▶ PROBLEM DETAILS
Will you repeat only the lines from the one with "Emit a Python" through the one with "plt.rcParams['font.family'] = ['Lato', 'DejaVu", both included, leaving every picture out?
::: DATASET EXTRACT :::
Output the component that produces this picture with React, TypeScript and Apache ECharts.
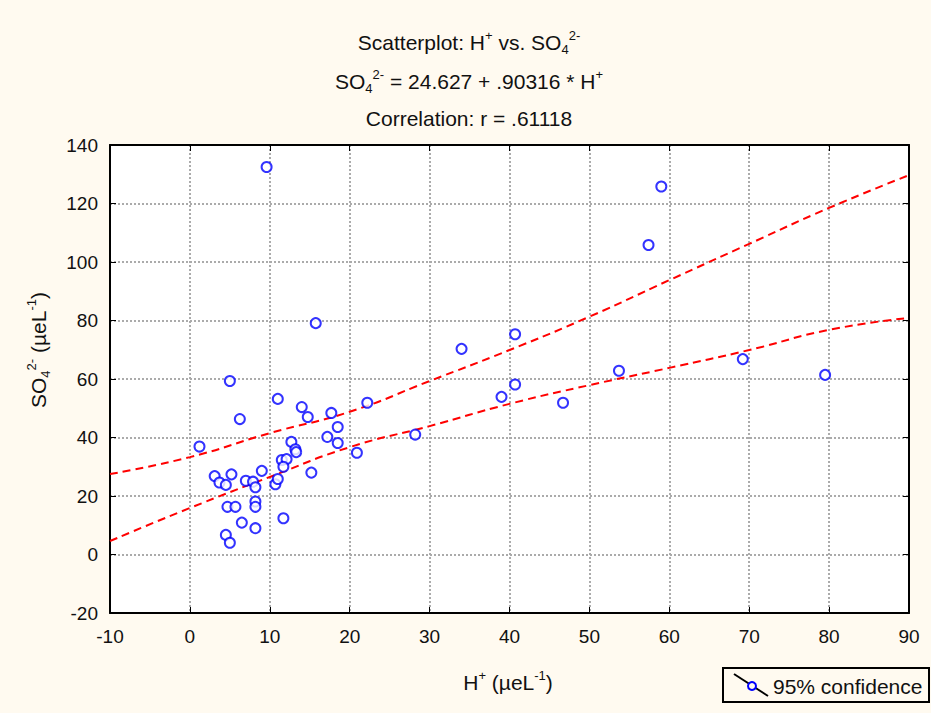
import React, { useEffect, useRef } from "react";
import * as echarts from "echarts";

// H+ (µeL-1) values
const hPlus = [
  9.6, 15.75, 5.0, 6.25, 1.2, 11.0, 14.0, 14.75, 17.7, 18.5,
  17.2, 18.5, 12.7, 13.2, 13.3, 11.5, 12.1, 11.7, 20.9, 15.2,
  22.2, 3.1, 3.7, 4.5, 5.2, 7.0, 7.9, 8.2, 9.0, 4.7,
  5.7, 8.2, 8.2, 6.5, 8.2, 4.5, 5.0, 11.7, 10.7, 11.0,
  34.0, 40.7, 40.7, 39.0, 46.7, 28.2, 59.0, 57.4, 53.7, 69.2,
  79.5,
];
// SO4 2- (µeL-1) values
const so4 = [
  132.5, 79.1, 59.3, 46.3, 36.9, 53.2, 50.4, 47.0, 48.4, 43.6,
  40.2, 38.1, 38.5, 36.0, 35.0, 32.3, 32.6, 30.0, 34.8, 28.0,
  51.9, 26.8, 24.6, 23.8, 27.4, 25.2, 24.9, 23.0, 28.6, 16.3,
  16.3, 18.1, 16.3, 10.9, 9.0, 6.7, 4.0, 12.4, 24.0, 25.8,
  70.3, 75.3, 58.1, 53.9, 51.9, 41.0, 125.8, 105.8, 62.8, 66.8,
  61.4,
];
// 95% confidence band
const bandX = [-10, 0, 10, 20, 30, 40, 50, 60, 70, 80, 90];
const upperBand = [27.5, 33.3, 41.5, 48.8, 59.3, 69.9, 81.3, 93.8, 106.2, 118.5, 129.7];
const lowerBand = [4.6, 15.9, 26.5, 36.7, 43.9, 51.5, 57.9, 63.8, 69.9, 76.8, 80.9];

const xTicks = { min: -10, max: 90, interval: 10 };
const yTicks = { min: -20, max: 140, interval: 20 };

const FONT = "'Liberation Sans', Arial, sans-serif";
const TXT = "#111";
const BG = "#fffaf0";

function richStyles(size: number) {
  const small = Math.round(size * 0.62);
  return {
    a: { fontSize: size, fontFamily: FONT, fill: TXT, lineHeight: size + 6 },
    sup: { fontSize: small, fontFamily: FONT, fill: TXT, lineHeight: small, verticalAlign: "top" },
    sub: { fontSize: small, fontFamily: FONT, fill: TXT, lineHeight: small, verticalAlign: "bottom" },
  };
}

export default function App() {
  const ref = useRef<HTMLDivElement>(null);
  useEffect(() => {
    document.body.style.margin = "0";
    const chart = echarts.init(ref.current!, undefined, { renderer: "svg" });
    const points = hPlus.map((x, i) => [x, so4[i]]);
    const up = bandX.map((x, i) => [x, upperBand[i]]);
    const lo = bandX.map((x, i) => [x, lowerBand[i]]);
    const gridLine = { show: true, lineStyle: { color: "#ababab", width: 2, type: [2, 2] as any } };
    const axisBase = {
      type: "value" as const,
      axisLine: { show: true, onZero: false, lineStyle: { color: "#000", width: 2 } },
      axisTick: { show: true, inside: true, length: 6, lineStyle: { color: "#000", width: 1 } },
    };
    const titleSize = 21;
    const tickFont = { color: TXT, fontSize: 19, fontFamily: FONT };
    chart.setOption({
      animation: false,
      backgroundColor: BG,
      grid: {
        left: 110, top: 145, right: 22, bottom: 100,
        show: true, backgroundColor: "#fff", borderWidth: 0,
      },
      xAxis: [
        {
          ...axisBase, ...xTicks, position: "bottom",
          splitLine: gridLine,
          axisLabel: { ...tickFont, margin: 14 },
        },
        {
          ...axisBase, ...xTicks, position: "top",
          splitLine: { show: false }, axisLabel: { show: false },
        },
      ],
      yAxis: [
        {
          ...axisBase, ...yTicks, position: "left",
          splitLine: gridLine,
          axisLabel: { ...tickFont, margin: 12 },
        },
        {
          ...axisBase, ...yTicks, position: "right",
          splitLine: { show: false }, axisLabel: { show: false },
        },
      ],
      series: [
        {
          type: "line", data: up, smooth: true, showSymbol: false, symbol: "none",
          lineStyle: { color: "#ff0000", width: 2, type: [8, 5] as any }, z: 2,
        },
        {
          type: "line", data: lo, smooth: true, showSymbol: false, symbol: "none",
          lineStyle: { color: "#ff0000", width: 2, type: [8, 5] as any }, z: 2,
        },
        {
          type: "scatter", data: points, symbol: "emptyCircle", symbolSize: 10,
          itemStyle: { color: "#0000ff", borderColor: "#0000ff", borderWidth: 2 }, z: 3,
        },
      ],
      graphic: [
        {
          type: "text", x: 469, y: 42,
          style: {
            text: "{a|Scatterplot: H}{sup|+}{a| vs. SO}{sub|4}{sup|2-}",
            rich: richStyles(titleSize) as any, align: "center", verticalAlign: "middle",
          },
        },
        {
          type: "text", x: 469, y: 81,
          style: {
            text: "{a|SO}{sub|4}{sup|2-}{a| = 24.627 + .90316 * H}{sup|+}",
            rich: richStyles(titleSize) as any, align: "center", verticalAlign: "middle",
          },
        },
        {
          type: "text", x: 469, y: 118,
          style: {
            text: "Correlation: r = .61118",
            font: `${titleSize}px ${FONT}`, fill: TXT, align: "center", verticalAlign: "middle",
          },
        },
        {
          type: "text", x: 508, y: 682,
          style: {
            text: "{a|H}{sup|+}{a| (µeL}{sup|-1}{a|)}",
            rich: richStyles(titleSize) as any, align: "center", verticalAlign: "middle",
          },
        },
        {
          type: "text", x: 38, y: 350, rotation: Math.PI / 2,
          style: {
            text: "{a|SO}{sub|4}{sup|2-}{a| (µeL}{sup|-1}{a|)}",
            rich: richStyles(titleSize) as any, align: "center", verticalAlign: "middle",
          },
        },
        {
          type: "rect", shape: { x: 723, y: 668, width: 206, height: 34 },
          style: { fill: BG, stroke: "#000", lineWidth: 2 },
        },
        {
          type: "line", shape: { x1: 734, y1: 674, x2: 768, y2: 696 },
          style: { stroke: "#000", lineWidth: 2 },
        },
        {
          type: "circle", shape: { cx: 752, cy: 686, r: 4 },
          style: { fill: BG, stroke: "#0000ff", lineWidth: 2 },
        },
        {
          type: "text", x: 773, y: 686,
          style: {
            text: "95% confidence", font: `${titleSize}px ${FONT}`, fill: TXT,
            align: "left", verticalAlign: "middle",
          },
        },
      ],
    });
    return () => chart.dispose();
  }, []);
  return (
    <div
      ref={ref}
      style={{ position: "fixed", left: 0, top: 0, width: 931, height: 713 }}
    />
  );
}
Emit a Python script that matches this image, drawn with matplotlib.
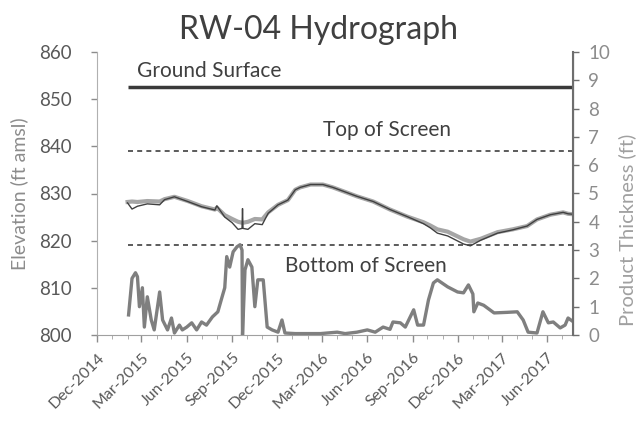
import pandas as pd
import matplotlib.pyplot as plt
import matplotlib.dates as mdates

plt.rcParams['font.family'] = ['Lato', 'DejaVu Sans']

# water level record (ft amsl): gray = measured, dark = corrected
wl_dates = ["2015-02-01", "2015-02-10", "2015-02-21", "2015-03-13", "2015-04-07",
            "2015-04-17", "2015-05-07", "2015-06-03", "2015-07-01", "2015-07-28",
            "2015-08-01", "2015-08-17", "2015-09-01", "2015-09-13", "2015-09-21",
            "2015-09-22", "2015-09-23", "2015-10-03", "2015-10-17", "2015-11-01",
            "2015-11-13", "2015-12-03", "2015-12-23", "2016-01-07", "2016-01-17",
            "2016-02-07", "2016-03-03", "2016-03-23", "2016-05-11", "2016-06-13",
            "2016-07-17", "2016-08-21", "2016-09-23", "2016-10-07", "2016-10-21",
            "2016-11-11", "2016-12-13", "2016-12-27", "2017-01-17", "2017-02-20",
            "2017-03-23", "2017-04-21", "2017-05-11", "2017-06-07", "2017-07-03",
            "2017-07-13", "2017-07-23"]
wl_gray = [828.2, 828.3, 828.2, 828.4, 828.3,
           828.8, 829.3, 828.4, 827.3, 826.6,
           827.0, 825.4, 824.6, 824.0, 823.8,
           823.8, 823.8, 824.0, 824.6, 824.5,
           826.0, 827.6, 828.6, 830.8, 831.3,
           831.9, 831.9, 831.3, 829.4, 828.3,
           826.6, 825.1, 823.9, 823.2, 822.4,
           821.9, 820.3, 819.8, 820.4, 821.8,
           822.4, 823.1, 824.5, 825.5, 826.0,
           825.7, 825.6]
wl_dark = [828.0, 826.7, 827.3, 827.8, 827.6,
           828.7, 829.3, 828.3, 827.2, 826.5,
           827.4, 825.0, 823.8, 822.4, 822.6,
           826.8, 822.6, 822.4, 823.6, 823.4,
           825.8, 827.6, 828.6, 830.8, 831.3,
           831.9, 831.9, 831.3, 829.4, 828.3,
           826.6, 825.1, 823.6, 822.7, 821.6,
           821.0, 819.3, 818.9, 820.1, 821.6,
           822.3, 823.1, 824.5, 825.5, 826.0,
           825.7, 825.6]

# product thickness (ft)
pt_dates = ["2015-02-03", "2015-02-10", "2015-02-17", "2015-02-21", "2015-02-25",
            "2015-03-03", "2015-03-07", "2015-03-13", "2015-03-21", "2015-03-27",
            "2015-04-07", "2015-04-13", "2015-04-23", "2015-05-01", "2015-05-07",
            "2015-05-17", "2015-05-23", "2015-06-01", "2015-06-11", "2015-06-21",
            "2015-07-01", "2015-07-11", "2015-07-23", "2015-08-03", "2015-08-11",
            "2015-08-17", "2015-08-21", "2015-08-27", "2015-09-03", "2015-09-11",
            "2015-09-17", "2015-09-21", "2015-09-22", "2015-09-27", "2015-10-03",
            "2015-10-11", "2015-10-17", "2015-10-23", "2015-11-03", "2015-11-11",
            "2015-11-21", "2015-12-03", "2015-12-11", "2015-12-17", "2016-01-07",
            "2016-01-17", "2016-02-27", "2016-04-01", "2016-04-17", "2016-05-11",
            "2016-06-01", "2016-06-17", "2016-07-03", "2016-07-17", "2016-07-23",
            "2016-08-07", "2016-08-17", "2016-08-27", "2016-09-03", "2016-09-11",
            "2016-09-23", "2016-10-03", "2016-10-13", "2016-10-21", "2016-11-11",
            "2016-12-01", "2016-12-13", "2016-12-23", "2017-01-01", "2017-01-03",
            "2017-01-11", "2017-01-23", "2017-02-13", "2017-03-11", "2017-04-01",
            "2017-04-13", "2017-04-23", "2017-05-11", "2017-05-23", "2017-06-03",
            "2017-06-13", "2017-06-27", "2017-07-07", "2017-07-13", "2017-07-21"]
pt_vals = [0.71, 2.0, 2.2, 2.06, 1.0,
           1.67, 0.28, 1.35, 0.53, 0.18,
           1.52, 0.53, 0.18, 0.6, 0.07,
           0.35, 0.18, 0.28, 0.43, 0.18,
           0.46, 0.35, 0.64, 0.82, 1.31,
           1.67, 2.77, 2.4, 2.94, 3.12,
           3.19, 3.0, 0.0, 2.3, 2.66,
           2.4, 1.0, 1.95, 1.95, 0.28,
           0.18, 0.1, 0.53, 0.07, 0.05,
           0.05, 0.05, 0.1, 0.05, 0.1,
           0.18, 0.1, 0.28, 0.2, 0.46,
           0.43, 0.28, 0.64, 0.89, 0.35,
           0.35, 1.24, 1.84, 1.95, 1.7,
           1.52, 1.49, 1.77, 1.45, 0.82,
           1.13, 1.05, 0.78, 0.8, 0.82,
           0.53, 0.1, 0.07, 0.82, 0.43,
           0.46, 0.25, 0.35, 0.6, 0.5]

ground_surface = 852.5
top_screen = 839.0
bottom_screen = 819.0

wl_dates = pd.to_datetime(wl_dates)
pt_dates = pd.to_datetime(pt_dates)
span = [wl_dates[0], wl_dates[-1]]

txt = '#595959'
fig = plt.figure(figsize=(6.44, 4.42), dpi=100)
ax = fig.add_axes([97 / 644, 1 - 335 / 442, 476 / 644, 283 / 442])
ax2 = ax.twinx()

ax.plot(span, [ground_surface] * 2, color='#3a3a3a', lw=2.5, solid_capstyle='butt')
ax.plot(span, [top_screen] * 2, color='#404040', lw=1.2, dashes=(3, 2.5))
ax.plot(span, [bottom_screen] * 2, color='#404040', lw=1.2, dashes=(3, 2.5))
ax.plot(wl_dates, wl_gray, color='#a6a6a6', lw=3)
ax.plot(wl_dates, wl_dark, color='#404040', lw=1)
ax2.plot(pt_dates, pt_vals, color='#7f7f7f', lw=2.4)

ax.text(pd.Timestamp("2015-02-21"), 855.9, 'Ground Surface', color='#404040',
        fontsize=15, va='center', ha='left')
ax.text(pd.Timestamp("2016-07-11"), 843.5, 'Top of Screen', color='#404040',
        fontsize=15, va='center', ha='center')
ax.text(pd.Timestamp("2016-05-29"), 814.6, 'Bottom of Screen', color='#404040',
        fontsize=15, va='center', ha='center')

ax.set_xlim(pd.Timestamp("2014-12-01"), pd.Timestamp("2017-07-23"))
ax.set_ylim(800, 860)
ax2.set_ylim(0, 10)
ax.set_yticks(range(800, 861, 10))
ax2.set_yticks(range(0, 11))

ax.xaxis.set_major_locator(mdates.MonthLocator(bymonth=[3, 6, 9, 12]))
ax.xaxis.set_minor_locator(mdates.MonthLocator())
ax.xaxis.set_major_formatter(mdates.DateFormatter('%b-%Y'))
plt.setp(ax.get_xticklabels(), rotation=45, ha='right', rotation_mode='anchor')

for a in (ax, ax2):
    a.spines['top'].set_visible(False)
    a.tick_params(colors='#8c8c8c', labelcolor=txt, width=1)
ax.spines['left'].set_color('#b0b0b0')
ax.spines['bottom'].set_color('#a0a0a0')
ax2.spines['right'].set_color('#6e6e6e')
ax2.spines['right'].set_linewidth(1.5)
ax2.spines['left'].set_visible(False)
ax2.spines['bottom'].set_visible(False)
ax.tick_params(axis='x', which='major', length=5, pad=6, labelsize=11.5)
ax.tick_params(axis='x', which='minor', length=3, colors='#a0a0a0')
ax.tick_params(axis='y', length=4, pad=14, labelsize=13.5)
ax2.tick_params(axis='y', length=4, pad=7, labelsize=13.5, colors='#6e6e6e',
                labelcolor='#8c8c8c')

ax.set_ylabel('Elevation (ft amsl)', color='#8c8c8c', fontsize=14)
ax.yaxis.set_label_coords(-0.145, 0.5)
ax2.set_ylabel('Product Thickness (ft)', color='#a0a0a0', fontsize=14.5)
ax2.yaxis.set_label_coords(1.095, 0.37)
fig.text(0.494, 0.932, 'RW-04 Hydrograph', ha='center', va='center',
         fontsize=23, color='#404040')

plt.savefig('out.png', dpi=100)
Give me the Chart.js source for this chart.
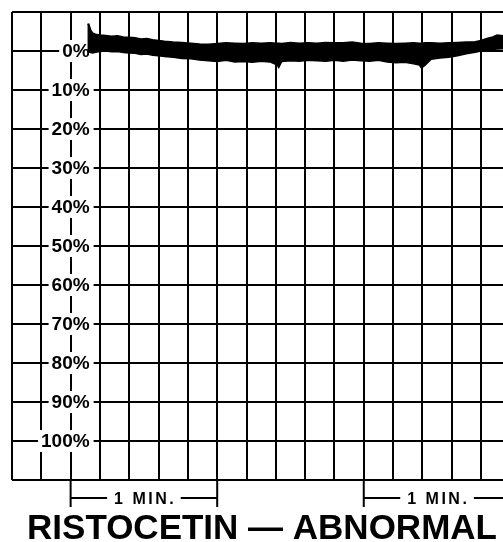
<!DOCTYPE html>
<html>
<head>
<meta charset="utf-8">
<script src="https://cdn.jsdelivr.net/npm/chart.js@4/dist/chart.umd.min.js"></script>
<style>
  html, body { margin: 0; padding: 0; background: #fff; }
  #wrap { width: 503px; height: 542px; }
</style>
</head>
<body>
<div id="wrap"><canvas id="grafico" width="503" height="542"></canvas></div>
<script>
// tiempo en divisiones de la cuadricula (5 divisiones = 1 min)
const tiempo = [
  2.57, 2.62, 2.68, 2.75, 2.85, 3.0, 3.2, 3.4, 3.6, 3.8,
  4.0, 4.2, 4.4, 4.6, 4.8, 5.0, 5.2, 5.5, 5.8, 6.1,
  6.4, 6.7, 7.0, 7.3, 7.6, 7.9, 8.2, 8.5, 8.8, 9.05,
  9.1, 9.2, 9.5, 9.8, 10.1, 10.4, 10.7, 11.0, 11.3, 11.6,
  11.9, 12.2, 12.5, 12.8, 13.1, 13.4, 13.7, 13.9, 13.97, 14.1,
  14.3, 14.6, 14.9, 15.2, 15.5, 15.8, 16.0, 16.2, 16.4, 16.55,
  16.75
];
// borde superior e inferior del trazo (% agregacion)
const trazoSuperior = [
  -6.8, -6.9, -5.5, -4.6, -4.3, -4.1, -4.0, -3.8, -3.9, -3.6,
  -3.5, -3.4, -3.1, -3.2, -2.9, -2.7, -2.5, -2.3, -2.2, -2.0,
  -1.8, -1.7, -1.9, -2.1, -2.0, -1.9, -2.1, -2.0, -2.1, -2.0,
  -2.0, -1.9, -2.2, -2.0, -2.1, -2.0, -2.2, -2.1, -2.1, -2.3,
  -2.0, -1.9, -2.1, -2.0, -1.9, -2.0, -2.1, -2.0, -2.0, -2.1,
  -2.1, -2.0, -2.1, -2.2, -2.3, -2.4, -2.7, -3.2, -3.6, -4.1,
  -3.9
];
const trazoInferior = [
  -0.3, 0.2, 0.4, 0.5, 0.3, 0.1, 0.0, 0.2, 0.1, 0.4,
  0.5, 0.6, 0.9, 0.8, 1.1, 1.2, 1.4, 1.6, 1.9, 2.0,
  2.3, 2.5, 2.7, 2.4, 2.8, 2.7, 2.9, 2.6, 2.8, 3.6,
  4.2, 2.7, 2.5, 2.6, 2.4, 2.5, 2.6, 2.4, 2.6, 2.3,
  2.5, 2.6, 2.4, 2.8, 3.0, 2.9, 3.3, 3.6, 4.4, 3.6,
  2.1, 1.8, 1.6, 1.2, 0.7, 0.3, 0.0, -0.2, -0.4, -0.5,
  -0.6
];

const valoresY = [0, 10, 20, 30, 40, 50, 60, 70, 80, 90, 100];
const etiquetasY = ['0%', '10%', '20%', '30%', '40%', '50%', '60%', '70%', '80%', '90%', '100%'];
const columnaEtiquetas = 2;
const marcasMinuto = [[2, 7], [12, 17]];
const textoMinuto = '1 MIN.';
const titulo = 'RISTOCETIN \u2014 ABNORMAL';

const FUENTE = '"Liberation Sans", Arial, Helvetica, sans-serif';

const pluginTextos = {
  id: 'textos',
  beforeDatasetsDraw(chart) {
    const { ctx, scales: { x, y } } = chart;
    const colX = x.getPixelForValue(columnaEtiquetas);
    ctx.save();
    ctx.font = 'bold 19px ' + FUENTE;
    ctx.textAlign = 'right';
    ctx.textBaseline = 'middle';
    valoresY.forEach((v, i) => {
      const py = y.getPixelForValue(v);
      const txt = etiquetasY[i];
      const w = ctx.measureText(txt).width;
      const derecha = colX + 19;
      ctx.fillStyle = '#fff';
      ctx.fillRect(derecha - w - 3, py - 11, w + 7, 22);
      ctx.fillStyle = '#000';
      ctx.fillText(txt, derecha, py + 1);
    });
    ctx.restore();
  },
  afterDraw(chart) {
    const { ctx, chartArea, scales: { x } } = chart;
    const base = chartArea.bottom;
    ctx.save();
    ctx.strokeStyle = '#000';
    ctx.fillStyle = '#000';
    ctx.lineWidth = 2;
    ctx.font = 'bold 16px ' + FUENTE;
    ctx.letterSpacing = '2.5px';
    ctx.textAlign = 'left';
    ctx.textBaseline = 'alphabetic';
    marcasMinuto.forEach(([a, b]) => {
      const xa = x.getPixelForValue(a);
      const xb = x.getPixelForValue(b);
      const medio = (xa + xb) / 2;
      const w = ctx.measureText(textoMinuto).width - 2.5;
      ctx.beginPath();
      ctx.moveTo(xa, base);
      ctx.lineTo(xa, base + 27);
      ctx.moveTo(xb, base);
      ctx.lineTo(xb, base + 27);
      ctx.moveTo(xa, base + 18);
      ctx.lineTo(medio - w / 2 - 7, base + 18);
      ctx.moveTo(medio + w / 2 + 7, base + 18);
      ctx.lineTo(xb, base + 18);
      ctx.stroke();
      ctx.fillText(textoMinuto, medio - w / 2, base + 24);
    });
    ctx.letterSpacing = '0px';
    ctx.font = 'bold 35px ' + FUENTE;
    ctx.textAlign = 'center';
    ctx.fillText(titulo, 262, 539);
    ctx.restore();
  }
};

new Chart(document.getElementById('grafico'), {
  type: 'line',
  data: {
    datasets: [{
      label: 'superior',
      data: tiempo.map((t, i) => ({ x: t, y: trazoSuperior[i] })),
      borderColor: '#000',
      borderWidth: 1.5,
      pointRadius: 0,
      fill: false
    }, {
      label: 'inferior',
      data: tiempo.map((t, i) => ({ x: t, y: trazoInferior[i] })),
      borderColor: '#000',
      backgroundColor: '#000',
      borderWidth: 1.5,
      pointRadius: 0,
      fill: '-1'
    }]
  },
  options: {
    responsive: false,
    animation: false,
    layout: {
      padding: { left: 12, top: 12, right: 0, bottom: 62 }
    },
    elements: { line: { tension: 0 } },
    scales: {
      x: {
        type: 'linear',
        min: 0,
        max: 16.75,
        ticks: { display: false, stepSize: 1, includeBounds: false },
        grid: { color: '#000', lineWidth: 2, drawTicks: false },
        border: { display: false }
      },
      y: {
        type: 'linear',
        reverse: true,
        min: -10,
        max: 110,
        ticks: { display: false, stepSize: 10 },
        grid: { color: '#000', lineWidth: 2, drawTicks: false },
        border: { display: false }
      }
    },
    plugins: {
      legend: { display: false },
      tooltip: { enabled: false }
    }
  },
  plugins: [pluginTextos]
});
</script>
</body>
</html>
:::
▶ RESULT FOR THIS TASK
Emit a Python script that matches this image, drawn with matplotlib.
import pandas as pd
import matplotlib.pyplot as plt
import matplotlib.dates as mdates

plt.rcParams['font.family'] = ['Lato', 'DejaVu Sans']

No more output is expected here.